Aus Knoblauch lassen sich neue Rosetten oder Stängel für Suppen züchten
Knoblauch eignet sich gleich in doppelter Hinsicht für das Regrowing. Wenn Knoblauchzehen zu lange in der Küche herumliegen, bilden sich manchmal bereits neue grüne Triebe. Wird die Zehe in flaches Wassergestellt, begünstigt das das Wachstum. Der Trieb kann dann abgeschnitten und zum Beispiel zum Garnieren von Suppen und Salaten oder im Kräuterquark verwendet werden. Wer ganze Knollen nachziehen möchte, kann dies etwa in einem Balkonkasten tun, sagt Marianne Scheu-Helgert: „Einfach so viele Zehen, wie man entbehren will, in einen Blumenkasten stecken.“ Die Zehen sollten etwa drei Zentimeter tief und ungeschält eingepflanzt werden. Im Laufe des Sommers bildet sich dann oberirdisch der grüne Knoblauchstängel, unterirdisch wächst eine neue Rosette mit Zehen. Ernten kann man diese aber erst „so ab August, September“, sagt die Gartenexpertin.

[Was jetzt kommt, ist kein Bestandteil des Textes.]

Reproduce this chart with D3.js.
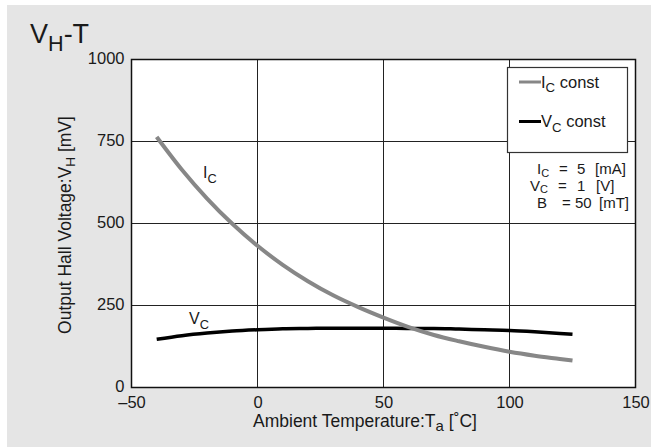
<!DOCTYPE html>
<html>
<head>
<meta charset="utf-8">
<script src="https://cdn.jsdelivr.net/npm/d3@7"></script>
<style>
  body { margin: 0; background: #fff; }
  text { font-family: "Liberation Sans", Arial, sans-serif; fill: #1a1a1a; }
</style>
</head>
<body>
<div id="chart"></div>
<script>
// data
var temps = [-40, -30, -20, -10, 0, 10, 20, 30, 40, 50, 60, 70, 80, 90, 100, 110, 120, 125];
var icConst = [764, 664, 576, 499, 432, 374, 324, 281, 245, 213, 184, 160, 141, 124, 109, 97, 87, 82];
var vcConst = [147, 158, 166, 172, 176, 179, 180, 181, 181, 181, 180, 180, 178, 176, 174, 170, 165, 162];
var xTicks = [-50, 0, 50, 100, 150];
var yTicks = [0, 250, 500, 750, 1000];

var svg_width = 651;
var svg_height = 447;
var margin = { top: 59.5, right: 15.5, bottom: 59.5, left: 131.5 };
var chartWidth = svg_width - margin.left - margin.right;
var chartHeight = svg_height - margin.top - margin.bottom;

var svg = d3.select("#chart")
    .append("svg")
    .attr("width", svg_width)
    .attr("height", svg_height);

// gray panel
svg.append("rect")
    .attr("x", 7).attr("y", 5)
    .attr("width", svg_width - 7).attr("height", svg_height - 5)
    .attr("fill", "#e5e5e5");

var chartGroup = svg.append("g")
    .attr("transform", `translate(${margin.left}, ${margin.top})`);

var xScale = d3.scaleLinear().domain([-50, 150]).range([0, chartWidth]);
var yScale = d3.scaleLinear().domain([0, 1000]).range([chartHeight, 0]);

chartGroup.append("rect")
    .attr("width", chartWidth).attr("height", chartHeight)
    .attr("fill", "#fff");

// grid
chartGroup.append("g").selectAll("line")
    .data(xTicks.slice(1, -1))
    .enter().append("line")
    .attr("x1", d => xScale(d)).attr("x2", d => xScale(d))
    .attr("y1", 0).attr("y2", chartHeight)
    .attr("stroke", "#222").attr("stroke-width", 1);

chartGroup.append("g").selectAll("line")
    .data(yTicks.slice(1, -1))
    .enter().append("line")
    .attr("y1", d => yScale(d)).attr("y2", d => yScale(d))
    .attr("x1", 0).attr("x2", chartWidth)
    .attr("stroke", "#222").attr("stroke-width", 1);

// axes (labels only, frame drawn separately)
var bottom_axis = d3.axisBottom(xScale)
    .tickValues(xTicks).tickSize(0).tickPadding(9)
    .tickFormat(d => d < 0 ? "\u2013" + Math.abs(d) : String(d));
var left_axis = d3.axisLeft(yScale)
    .tickValues(yTicks).tickSize(0).tickPadding(7)
    .tickFormat(d => String(d));

var gx = chartGroup.append("g")
    .attr("transform", `translate(0, ${chartHeight})`)
    .call(bottom_axis);
var gy = chartGroup.append("g").call(left_axis);
[gx, gy].forEach(function(g) {
    g.select(".domain").remove();
    g.selectAll("text")
        .attr("font-size", 16.5)
        .attr("fill", "#1a1a1a");
});
gy.selectAll("text").attr("dy", "0.22em");

// curves
var rows = temps.map((t, i) => ({ t: t, ic: icConst[i], vc: vcConst[i] }));

var vcLine = d3.line().x(d => xScale(d.t)).y(d => yScale(d.vc)).curve(d3.curveMonotoneX);
var icLine = d3.line().x(d => xScale(d.t)).y(d => yScale(d.ic)).curve(d3.curveMonotoneX);

chartGroup.append("path")
    .datum(rows)
    .attr("d", vcLine)
    .attr("fill", "none")
    .attr("stroke", "#000")
    .attr("stroke-width", 3.5);

chartGroup.append("path")
    .datum(rows)
    .attr("d", icLine)
    .attr("fill", "none")
    .attr("stroke", "#878787")
    .attr("stroke-width", 4);

// frame
chartGroup.append("rect")
    .attr("width", chartWidth).attr("height", chartHeight)
    .attr("fill", "none")
    .attr("stroke", "#111").attr("stroke-width", 1.5);

// helper for text with a subscript
function subText(g, x, y, size, main, sub, rest, shift, subSize) {
    var s = shift || size * 0.3;
    var t = g.append("text")
        .attr("x", x).attr("y", y)
        .attr("font-size", size);
    t.append("tspan").text(main);
    t.append("tspan").text(sub).attr("font-size", subSize || size * 0.8).attr("dy", s);
    if (rest) t.append("tspan").text(rest).attr("dy", -s);
    return t;
}

// title
subText(svg, 30, 43, 27, "V", "H", "-T");

// curve labels
subText(svg, 203, 178, 16, "I", "C");
subText(svg, 189, 324, 16, "V", "C");

// legend
svg.append("rect")
    .attr("x", 507.5).attr("y", 67.5)
    .attr("width", 120).attr("height", 85)
    .attr("fill", "#fff")
    .attr("stroke", "#333").attr("stroke-width", 1.2);

var legendItems = [
    { main: "I", sub: "C", rest: " const", color: "#878787", y: 82 },
    { main: "V", sub: "C", rest: " const", color: "#000", y: 121.5 }
];
legendItems.forEach(function(d) {
    svg.append("line")
        .attr("x1", 519).attr("x2", 541)
        .attr("y1", d.y).attr("y2", d.y)
        .attr("stroke", d.color).attr("stroke-width", 3);
    subText(svg, 541, d.y + 5.5, 16.5, d.main, d.sub, d.rest);
});

// conditions
var condFont = 15;
subText(svg, 537, 174, condFont, "I", "C", null, 2.5, 11);
subText(svg, 530, 190.5, condFont, "V", "C", null, 2.5, 11);
svg.append("text").attr("x", 537).attr("y", 207.5).attr("font-size", condFont).text("B");
[["=", 559, 174], ["5", 577, 174], ["[mA]", 595, 174],
 ["=", 558, 190.5], ["1", 577, 190.5], ["[V]", 596, 190.5],
 ["= 50", 562, 207.5], ["[mT]", 599, 207.5]].forEach(function(d) {
    svg.append("text").attr("x", d[1]).attr("y", d[2]).attr("font-size", condFont).text(d[0]);
});

// axis titles
var xt = svg.append("text")
    .attr("x", 365).attr("y", 427)
    .attr("font-size", 17.5)
    .attr("text-anchor", "middle");
xt.append("tspan").text("Ambient Temperature:T");
xt.append("tspan").text("a").attr("font-size", 15).attr("dy", 4);
xt.append("tspan").text(" [\u02DAC]").attr("dy", -4);

var yt = svg.append("text")
    .attr("transform", "translate(71, 225) rotate(-90)")
    .attr("font-size", 17.5)
    .attr("text-anchor", "middle");
yt.append("tspan").text("Output Hall Voltage:V");
yt.append("tspan").text("H").attr("font-size", 13.5).attr("dy", 4);
yt.append("tspan").text(" [mV]").attr("dy", -4);
</script>
</body>
</html>
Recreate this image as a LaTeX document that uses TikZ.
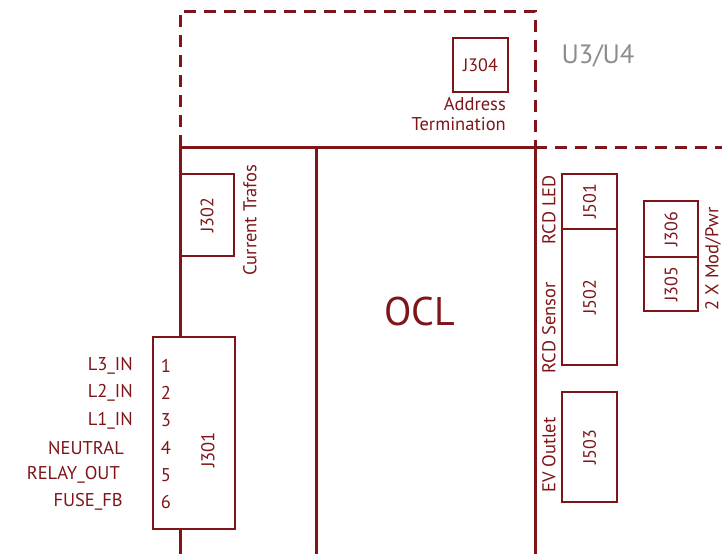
\documentclass[tikz,border=0pt]{standalone}
\usepackage{fontspec}
\setmainfont{PT Sans}
\usepackage{tikz}
\usetikzlibrary{positioning}
\definecolor{oclc}{HTML}{7E1518}
\definecolor{greyc}{HTML}{8C8C8C}
\tikzset{
  wire/.style={line width=3pt,oclc},
  dwire/.style={line width=3pt,oclc,dash pattern=on 12pt off 8pt},
  cbox/.style={draw=oclc,line width=2.5pt,text=oclc,inner sep=0pt,font=\fontsize{18}{20}\selectfont},
  lbl/.style={text=oclc,inner sep=0pt,font=\fontsize{18.5}{20.5}\selectfont}
}
\begin{document}
\begin{tikzpicture}[x=1pt,y=-1pt]
\useasboundingbox (0,0) rectangle (722,554);
\coordinate (tl) at (180,147);
\coordinate (bl) at (180,554);
\coordinate (tm) at (316,147);
\coordinate (bm) at (316,554);
\coordinate (tr) at (535,147);
\coordinate (br) at (535,554);
% U3/U4 area
\draw[dwire] (tl) -- (180,11) -- (535,11) -- (tr);
\draw[dwire] (tr) -- (722,147);
\draw[wire] (tl) -- (542,147);
\draw[wire] (tm) -- (bm);
\draw[wire] (tr) -- (br);
\node[text=greyc,inner sep=0pt,font=\fontsize{26.5}{29}\selectfont] (u34) at (598,56) {U3/U4};
\node[cbox,minimum width=55pt,minimum height=54pt] (j304) at (480.5,65) {J304};
\node[lbl,align=right,anchor=north east] (addr) at (506,97) {Address\\Termination};
% OCL
\node[lbl,font=\fontsize{40}{46}\selectfont] (ocl) at (420,311) {OCL};
% left side
\node[cbox,rotate=90,minimum width=82pt,minimum height=54pt] (j302) at (207,215) {J302};
\node[lbl,rotate=90] (trafo) at (250,220) {Current Trafos};
\node[cbox,minimum width=82pt,minimum height=192pt] (j301) at (194,433) {};
\node[lbl,rotate=90] (j301t) at (208,450) {J301};
\draw[wire] (tl) -- (tl |- j301.north);
\draw[wire] (bl |- j301.south) -- (bl);
\foreach \i/\x/\s in {1/133/L3\_IN,2/133/L2\_IN,3/133/L1\_IN,4/124/NEUTRAL,5/120/RELAY\_OUT,6/123/FUSE\_FB}{
  \node[lbl] (pin\i) at (166,{366+(\i-1)*27.2}) {\i};
  \node[lbl,anchor=east] (sig\i) at (\x,{366+(\i-1)*27.2}) {\s};
}
% right side
\node[cbox,rotate=90,minimum width=55pt,minimum height=55pt] (j501) at (589.5,201.5) {J501};
\node[cbox,rotate=90,minimum width=136pt,minimum height=55pt] (j502) at (589.5,297) {J502};
\node[cbox,rotate=90,minimum width=110pt,minimum height=55pt] (j503) at (589.5,447) {J503};
\node[cbox,rotate=90,minimum width=56pt,minimum height=54pt] (j306) at (671,229) {J306};
\node[cbox,rotate=90,minimum width=54pt,minimum height=54pt] (j305) at (671,284) {J305};
\node[lbl,rotate=90] (rcdled) at (549,210) {RCD LED};
\node[lbl,rotate=90] (rcdsen) at (549,328) {RCD Sensor};
\node[lbl,rotate=90] (evout) at (549,455) {EV Outlet};
\node[lbl,rotate=90] (modpwr) at (713,259) {2 X Mod/Pwr};
\end{tikzpicture}
\end{document}
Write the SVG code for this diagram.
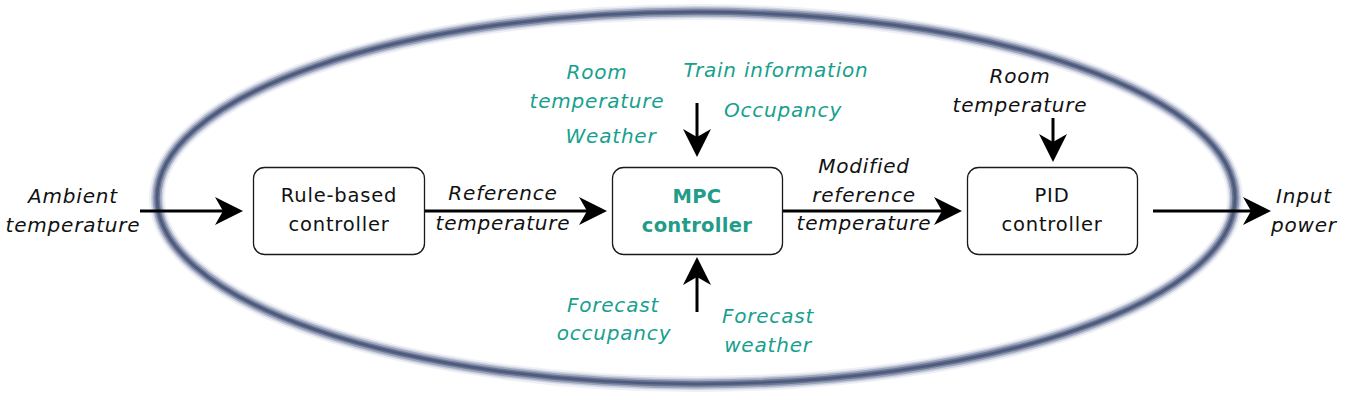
<svg xmlns="http://www.w3.org/2000/svg" width="1362" height="412" viewBox="0 0 1362 412">
<style>
.box{fill:#fff;stroke:#1a1a1a;stroke-width:1.3}
.bt{font-family:"DejaVu Sans",sans-serif;font-size:19.5px;letter-spacing:0.8px;fill:#111;text-anchor:middle}
.mpc{font-family:"DejaVu Sans",sans-serif;font-size:19.5px;font-weight:bold;letter-spacing:0.3px;fill:#219c88;text-anchor:middle}
.lb{font-family:"DejaVu Sans",sans-serif;font-size:20px;font-style:italic;letter-spacing:0.8px;fill:#111;text-anchor:middle}
.tl{font-family:"DejaVu Sans",sans-serif;font-size:20px;font-style:italic;letter-spacing:0.8px;fill:#17a08e;text-anchor:middle}
.ar{stroke:#000;stroke-width:3;fill:none;marker-end:url(#ah)}
.rg{fill:none}
</style>
<defs>
<marker id="ah" markerUnits="userSpaceOnUse" viewBox="0 0 28 28" refX="22" refY="14" markerWidth="28" markerHeight="28" orient="auto">
<path d="M0,0 L28,14 L0,28 L8,14 Z" fill="#000"/>
</marker>
</defs>
<rect width="1362" height="412" fill="#fff"/>
<g id="ring">
<ellipse class="rg" cx="696" cy="198" rx="539" ry="186" stroke="#eef0f5" stroke-width="16"/>
<ellipse class="rg" cx="696" cy="198" rx="539" ry="186" stroke="#cdd2e0" stroke-width="12"/>
<ellipse class="rg" cx="696" cy="198" rx="539" ry="186" stroke="#9ca5bd" stroke-width="9"/>
<ellipse class="rg" cx="696" cy="198" rx="539" ry="186" stroke="#6b7692" stroke-width="5.5"/>
<ellipse class="rg" cx="696" cy="198" rx="539" ry="186" stroke="#4f5b7e" stroke-width="2.5"/>
</g>
<g id="connectors">
<line class="ar" x1="140" y1="211" x2="237" y2="211"/>
<line class="ar" x1="425" y1="211" x2="601" y2="211"/>
<line class="ar" x1="783" y1="211" x2="956" y2="211"/>
<line class="ar" x1="1153" y1="211" x2="1265" y2="211"/>
<line class="ar" x1="697" y1="103" x2="697" y2="151"/>
<line class="ar" x1="697" y1="312" x2="697" y2="263"/>
<line class="ar" x1="1053" y1="118" x2="1053" y2="156"/>
</g>
<g id="rule">
<rect class="box" x="253.5" y="167.5" width="171" height="87" rx="11"/>
<text class="bt" x="339" y="202">Rule-based</text>
<text class="bt" x="339" y="231">controller</text>
</g>
<g id="mpc">
<rect class="box" x="612.5" y="167.5" width="170" height="87" rx="11"/>
<text class="mpc" x="697" y="203">MPC</text>
<text class="mpc" x="697" y="232">controller</text>
</g>
<g id="pid">
<rect class="box" x="967.5" y="167.5" width="170" height="87" rx="11"/>
<text class="bt" x="1052" y="202">PID</text>
<text class="bt" x="1052" y="231">controller</text>
</g>
<g id="labels">
<text class="lb" x="73" y="203">Ambient</text>
<text class="lb" x="73" y="232">temperature</text>
<text class="lb" x="503" y="200">Reference</text>
<text class="lb" x="503" y="230">temperature</text>
<text class="lb" x="864" y="173">Modified</text>
<text class="lb" x="864" y="202">reference</text>
<text class="lb" x="864" y="230">temperature</text>
<text class="lb" x="1020" y="83">Room</text>
<text class="lb" x="1020" y="112">temperature</text>
<text class="lb" x="1304" y="203">Input</text>
<text class="lb" x="1304" y="232">power</text>
<text class="tl" x="597" y="79">Room</text>
<text class="tl" x="597" y="108">temperature</text>
<text class="tl" x="611" y="143">Weather</text>
<text class="tl" x="776" y="77">Train information</text>
<text class="tl" x="783" y="117">Occupancy</text>
<text class="tl" x="613" y="312">Forecast</text>
<text class="tl" x="614" y="340">occupancy</text>
<text class="tl" x="768" y="323">Forecast</text>
<text class="tl" x="768" y="352">weather</text>
</g>
</svg>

Die Regrowing-Exotin Ananas lässt sich gerne Zeit
Wer sich beim Nachzüchten an eine echte Exotin wagen möchte, kann es mit der Ananas versuchen: „Den Schopf großzügig abschneiden, überflüssiges Fruchtfleisch seitlich entfernen, den Stumpf antrocknen lassen oder in Aktivkohle- oder Kohlepulver leicht eindrücken“, erklärt die Expertin. Ist alles gut abgetrocknet, setzt man den Stumpf in eher nährstoffarme Erde. „Und keinesfalls zu feucht halten, sondern eher einen Tick zu trocken“, rät Marianne Scheu-Helgert. Dann könnte der Strunk neue Wurzeln bilden und so über mehrere Jahre eine neue Pflanze heranwachsen. Die Chance auf essbare Früchte ist jedoch gering, sagt Scheu-Helgert: „Das ist eher so eine kleine, zähe Masse“. Aber immerhin: Eine dekorative Ananas-Pflanze lasse sich so gewinnen.